University has never been more expensive or more necessary. Today the job market is saturated with bachelor’s degrees and over qualified candidates in polka dot bow ties. We have all risen to higher education and now we are all the same. In an age where ‘knowing’ is only a two minute Google search away we must re-evaluate the way we learn (and maybe the bow ties too).

To combat this, educational innovators are challenging the institutions of the past by coming up with new modes of learning. Some universities are implementing ‘competency based learning’ programmes. Under these new programmes students are given full access to online university courses for a limited period of time. For a fraction of the cost, students can complete a degree in as little as three months. Yeah, now you’re listening.

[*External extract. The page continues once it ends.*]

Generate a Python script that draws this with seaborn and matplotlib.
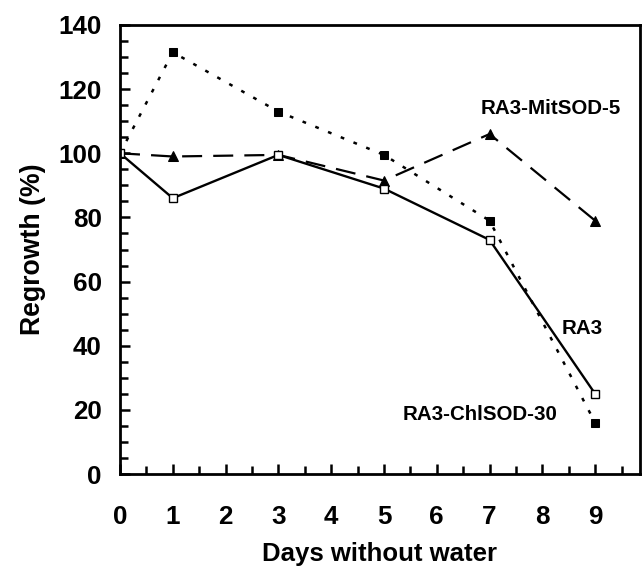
import matplotlib
matplotlib.use("Agg")
import matplotlib.pyplot as plt
import seaborn as sns
import pandas as pd
from matplotlib.ticker import MultipleLocator

days = [0, 1, 3, 5, 7, 9]
ra3 = [100, 86, 99.5, 89, 73, 25]
chlsod = [100, 131.5, 113, 99.5, 79, 16]
mitsod = [100, 99, 99.5, 91.5, 106, 79]
xticks = [0, 1, 2, 3, 4, 5, 6, 7, 8, 9]
yticks = [0, 20, 40, 60, 80, 100, 120, 140]

sns.set_theme(style="ticks")
plt.rcParams['font.family'] = ['Liberation Sans', 'DejaVu Sans']
plt.rcParams['font.weight'] = 'bold'
plt.rcParams['text.color'] = 'black'
plt.rcParams['axes.labelcolor'] = 'black'
plt.rcParams['xtick.color'] = 'black'
plt.rcParams['ytick.color'] = 'black'

fig = plt.figure(figsize=(6.42, 5.70), dpi=100)
ax = fig.add_axes([120 / 642, 96 / 570, 520 / 642, 449 / 570])

df = pd.DataFrame({"day": days, "ra3": ra3, "chl": chlsod, "mit": mitsod})

sns.lineplot(data=df, x="day", y="chl", ax=ax, color="black", linestyle=(0, (1.5, 4)),
             lw=1.8, marker="s", markersize=6, markerfacecolor="black", markeredgecolor="black")
sns.lineplot(data=df, x="day", y="mit", ax=ax, color="black", linestyle=(0, (9, 5)),
             lw=1.6, marker="^", markersize=6.5, markerfacecolor="black", markeredgecolor="black")
sns.lineplot(data=df, x="day", y="ra3", ax=ax, color="black", linestyle="-",
             lw=1.7, marker="s", markersize=6, markerfacecolor="white", markeredgecolor="black",
             markeredgewidth=1.0)

ax.set_xlim(0, 9.85)
ax.set_ylim(0, 140)
ax.set_xticks(xticks)
ax.set_yticks(yticks)
ax.xaxis.set_minor_locator(MultipleLocator(0.5))
ax.yaxis.set_minor_locator(MultipleLocator(5))
ax.tick_params(axis='both', which='both', direction='in', width=1.8, colors='black')
ax.tick_params(axis='both', which='major', length=7, labelsize=18.7)
ax.tick_params(axis='both', which='minor', length=6)
ax.tick_params(axis='x', which='major', pad=22)
ax.tick_params(axis='y', which='major', pad=13)
for lab in ax.get_xticklabels() + ax.get_yticklabels():
    lab.set_fontweight('bold')
for s in ax.spines.values():
    s.set_linewidth(2)
    s.set_color('black')

ax.set_xlabel("Days without water", fontsize=18.5, fontweight='bold', labelpad=10)
ax.set_ylabel("Regrowth (%)", fontsize=19.2, fontweight='bold', labelpad=9)

ax.text(8.16, 114, "RA3-MitSOD-5", fontsize=14.8, fontweight='bold', ha='center', va='center')
ax.text(8.75, 45.5, "RA3", fontsize=14.8, fontweight='bold', ha='center', va='center')
ax.text(6.82, 18.4, "RA3-ChlSOD-30", fontsize=14.8, fontweight='bold', ha='center', va='center')

fig.savefig("out.png", dpi=100)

Prestigious educational institutions question the quality of education the Internet can provide, while desperately grasping onto their pedestals for fear of falling. The Internet does not provide education; it is merely a tool that the student may choose to utilize to its full extent. Our current educational system is not broken it is outdated. The future of education counts on our own will to learn and stop looking at cat gifs, perhaps that is what the current institutions are most afraid of.

Recent TED Prize winner and educational researcher, Sugata Mitra proclaims “schools as we know them are obsolete”. While working near a slum in India Sugata Mitra decided to install a computer in the wall for the local children to use, much like a cash point. Without adult supervision, this group of poverty stricken children taught themselves how to use the computer. This launched a series of similar experiments called ‘Hole In the Wall’ across the globe and the results were staggering.

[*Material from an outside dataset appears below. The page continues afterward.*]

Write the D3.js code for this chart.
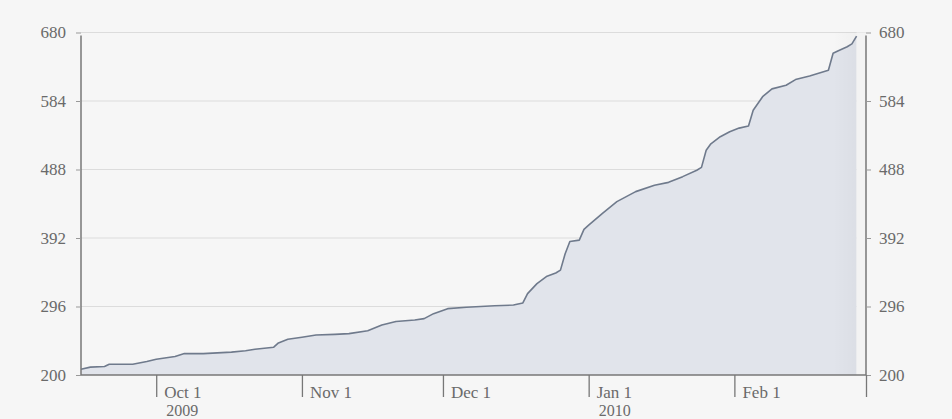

All over the world children were not only teaching themselves how to use computers, they were teaching themselves how to read and speak English in order to use the computers (now, that puts my solitaire skills to shame). It became evident to Mitra that “it’s not about making learning happen; it’s about letting learning happen.” Today Mitra has launched SOLE (Self Organized Learning Environments), making free downloadable toolkits available for any teacher anywhere to implement in their own schools. Arts universities have been following similar methods in recent years, teaching students how to think, instead of what to think.

It seems more than ever, that our brightest minds are our most creative minds. As learners of tomorrow we can create our own education that exceeds monetary value and our own expectations the real question is, will we?